The UAE held its ground, as did the Gulf in general. Exchanges reopened, and airports resumed operations. Qatar, despite years of mediating between Tehran and Washington, D.C., shot down two Iranian Su-24s nearing its airspace. This was a significant event and showed that Gulf states aren’t passive under pressure. Given the right conditions, they will respond.

By March 10, the UAE had endured over 250 ballistic missiles, more than 1,400 drones and eight cruise missiles. Its layered air defenses, developed through extensive planning and investment, have performed at a level few countries could achieve. American THAAD and Patriot systems, South Korea’s Cheongung II in its first battle deployment, Israeli developed Barak-8 batteries and US-operated assets have intercepted over 90% of incoming threats. Fatalities have been minimal. Cafés remain open, roads are busy and people aren’t fleeing. Many openly express loyalty to the country.

These aren’t signs of a mirage. They indicate a state that was prepared.

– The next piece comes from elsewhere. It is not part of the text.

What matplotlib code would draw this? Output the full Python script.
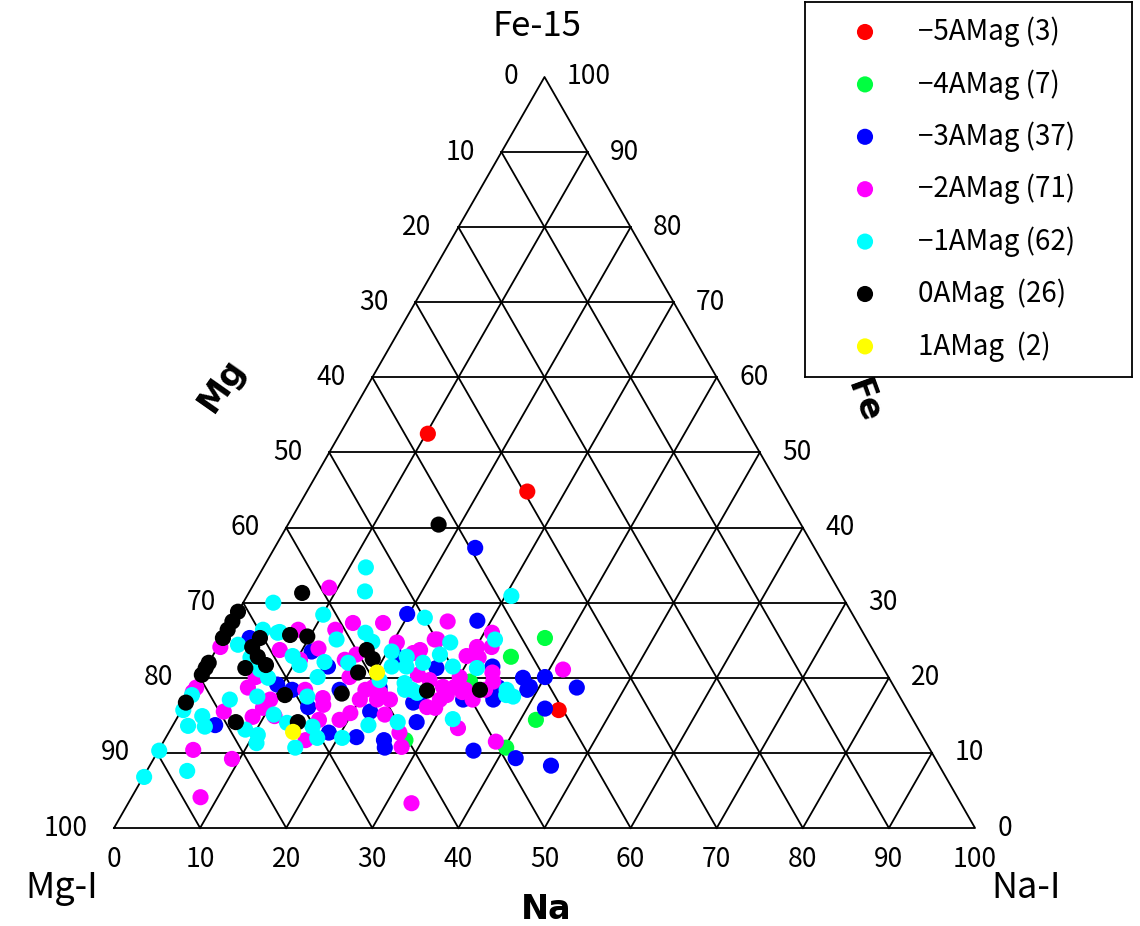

The explanation goes deeper than just military hardware. Yes, the UAE invested early, diversified wisely and built one of the most advanced defense structures in the region. At the same time, it also established something less measurable but equally important: a working social agreement. More than 200 nationalities live in the UAE. Most stayed during Covid, and they are staying through missile attacks, not out of obligation, but because they genuinely feel at home there. This quiet sense of belonging, within a confident Muslim-majority state that embraces differences, is a key foundation of Emirati resilience.

The UAE is not a fragile mirage. It is a fortress oasis: pluralistic, orderly, heavily defended and supported by one of the strongest security partnerships that the United States has in the region. Critics have repeatedly predicted its collapse. Instead, under pressure, it has demonstrated endurance, legitimacy and strength, along with the broader nations of the Gulf Cooperation Council.